Como Zuleide, muitas outras mulheres fazem carreira em grandes obras. Segundo Cardilli, da Odebrecht Energia, a participação da mão de obra feminina cresceu nos últimos anos e hoje representa 10% no efetivo da empresa. Elas trabalham como pedreiras, armadoras, operadoras de máquinas e carpinteiras, além de exercerem as funções tradicionais nos setores administrativo e de enfermagem.
Na opinião do presidente da CBIC, uma iniciativa que vem estimulando a participação feminina no setor foi a criação de um programa, em conjunto com o governo federal, voltado à qualificação dos beneficiários do Bolsa Família. "Um dos principais diferenciais desse programa é a inclusão da mão de obra feminina nos canteiros da construção de todo o país. Desde que o programa foi criado, quase 80% dos formandos são mulheres", afirma.
Gustavo Leal, diretor de operações do Senai, confirma o interesse das mulheres por essa atividade. Segundo ele, 8% dos participantes de cursos voltados para a construção são hoje mulheres. "O setor registrou muitas mudanças, com inclusão de novas tecnologias, que permitiram uma maior participação feminina", diz.

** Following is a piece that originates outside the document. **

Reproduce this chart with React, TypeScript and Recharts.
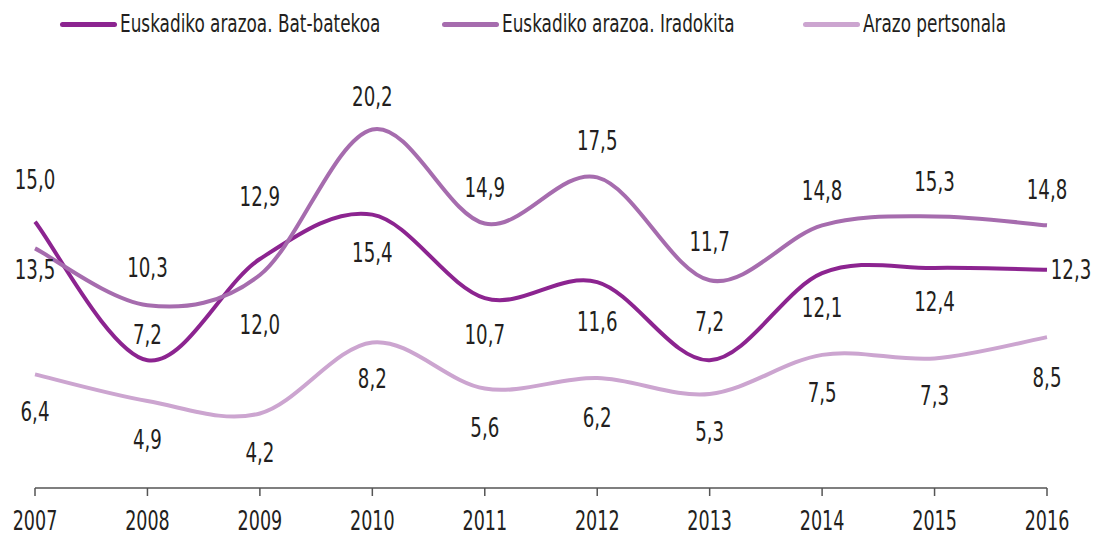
import { LabelList, Line, LineChart, XAxis, YAxis } from 'recharts';

const years = ['2007', '2008', '2009', '2010', '2011', '2012', '2013', '2014', '2015', '2016'];
const batBatekoa = [15.0, 7.2, 12.9, 15.4, 10.7, 11.6, 7.2, 12.1, 12.4, 12.3];
const iradokita = [13.5, 10.3, 12.0, 20.2, 14.9, 17.5, 11.7, 14.8, 15.3, 14.8];
const pertsonala = [6.4, 4.9, 4.2, 8.2, 5.6, 6.2, 5.3, 7.5, 7.3, 8.5];

// label placement relative to each point (px)
const batDy = [-42, -25, -62, 38, 37, 40, -38, 35, 34, 0];
const batDx = [0, 0, 0, 0, 0, 0, 0, 0, 0, 24];
const iradDy = [22, -37, 50, -33, -36, -36, -38, -34, -34, -35];
const pertsDy = [38, 39, 39, 36, 39, 40, 38, 38, 38, 41];
const zeros = years.map(() => 0);

const SERIES = [
  { key: 'bat', name: 'Euskadiko arazoa. Bat-batekoa', color: '#8C2490', dy: batDy, dx: batDx, legendX: 60 },
  { key: 'irad', name: 'Euskadiko arazoa. Iradokita', color: '#A66CAE', dy: iradDy, dx: zeros, legendX: 442 },
  { key: 'perts', name: 'Arazo pertsonala', color: '#CCA5D0', dy: pertsDy, dx: zeros, legendX: 803 },
];

const data = years.map((year, i) => ({
  year,
  bat: batBatekoa[i],
  irad: iradokita[i],
  perts: pertsonala[i],
}));

// no narrow font installed, so squeeze the condensed one horizontally
const FONT = '"DejaVu Sans Condensed", "DejaVu Sans", sans-serif';
const SQUEEZE = 0.75;
const INK = '#231F20';

// Excel-like smoothed line (Catmull-Rom through every point)
function smoothCurve(context: any) {
  let pts: number[][] = [];
  return {
    areaStart() {},
    areaEnd() {},
    lineStart() {
      pts = [];
    },
    point(x: number, y: number) {
      pts.push([+x, +y]);
    },
    lineEnd() {
      if (!pts.length) return;
      context.moveTo(pts[0][0], pts[0][1]);
      for (let i = 0; i < pts.length - 1; i++) {
        const p0 = pts[i - 1] || pts[i];
        const p1 = pts[i];
        const p2 = pts[i + 1];
        const p3 = pts[i + 2] || p2;
        context.bezierCurveTo(
          p1[0] + (p2[0] - p0[0]) / 6,
          p1[1] + (p2[1] - p0[1]) / 6,
          p2[0] - (p3[0] - p1[0]) / 6,
          p2[1] - (p3[1] - p1[1]) / 6,
          p2[0],
          p2[1],
        );
      }
    },
  };
}

function NarrowText({ x, y, children, size = 27 }: any) {
  return (
    <text
      transform={`translate(${x},${y}) scale(${SQUEEZE},1)`}
      textAnchor="middle"
      dominantBaseline="central"
      fontFamily={FONT}
      fontSize={size}
      fill={INK}
    >
      {children}
    </text>
  );
}

function makeLabel(dy: number[], dx: number[]) {
  return (props: any) => {
    const { x, y, value, index } = props;
    return (
      <NarrowText x={x + dx[index]} y={y + dy[index]}>
        {Number(value).toFixed(1).replace('.', ',')}
      </NarrowText>
    );
  };
}

function YearTick({ x, y, payload }: any) {
  return (
    <NarrowText x={x} y={y + 23} size={26}>
      {payload.value}
    </NarrowText>
  );
}

function ChartLegend() {
  return (
    <div style={{ position: 'absolute', top: 0, left: 0, width: 1094, height: 48 }}>
      {SERIES.map((s) => (
        <div
          key={s.key}
          style={{ position: 'absolute', left: s.legendX, top: 9, display: 'flex', alignItems: 'center', whiteSpace: 'nowrap' }}
        >
          <span
            style={{
              display: 'inline-block',
              width: 57,
              height: 5,
              borderRadius: 3,
              background: s.color,
              marginRight: 3,
            }}
          />
          <span
            style={{
              display: 'inline-block',
              fontFamily: FONT,
              fontSize: 25,
              lineHeight: '30px',
              color: INK,
              transform: `scaleX(${SQUEEZE})`,
              transformOrigin: 'left center',
            }}
          >
            {s.name}
          </span>
        </div>
      ))}
    </div>
  );
}

export default function App() {
  return (
    <div style={{ position: 'relative', width: 1094, height: 537, background: '#fff' }}>
      <style>{'body{margin:0}'}</style>
      <LineChart width={1094} height={537} data={data} margin={{ top: 62, right: 47, left: 35, bottom: 19 }}>
        <XAxis
          dataKey="year"
          scale="point"
          padding={{ left: 0, right: 0 }}
          height={30}
          axisLine={{ stroke: '#555', strokeWidth: 1.5 }}
          tickLine={{ stroke: '#555', strokeWidth: 1.5 }}
          tickSize={8}
          tick={<YearTick />}
        />
        <YAxis hide domain={[0, 24]} />
        {SERIES.map((s) => (
          <Line
            key={s.key}
            dataKey={s.key}
            name={s.name}
            type={smoothCurve as any}
            stroke={s.color}
            strokeWidth={4}
            dot={false}
            activeDot={false}
            isAnimationActive={false}
          >
            <LabelList dataKey={s.key} content={makeLabel(s.dy, s.dx)} />
          </Line>
        ))}
      </LineChart>
      <ChartLegend />
    </div>
  );
}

Para o presidente da CBIC, o maior entrave para os investimentos em qualificação reside na alta rotatividade dos trabalhadores. "Um segundo problema é a má qualidade da educação básica, que depende, sobretudo, da ação do governo", afirma.
Além das ações promovidas por um volume expressivo de empresas no país inteiro para estimular a capacitação profissional de trabalhadores para o setor, Simão destaca as parcerias que vêm sendo desenvolvidas em conjunto com o Senai de vários estados para a criação de Escolas da Construção e outros programas de treinamento de mão de obra. No ano passado, o Senai promoveu 151 cursos destinados à qualificação de mão de obra do setor, com um total de 102 mil matrículas.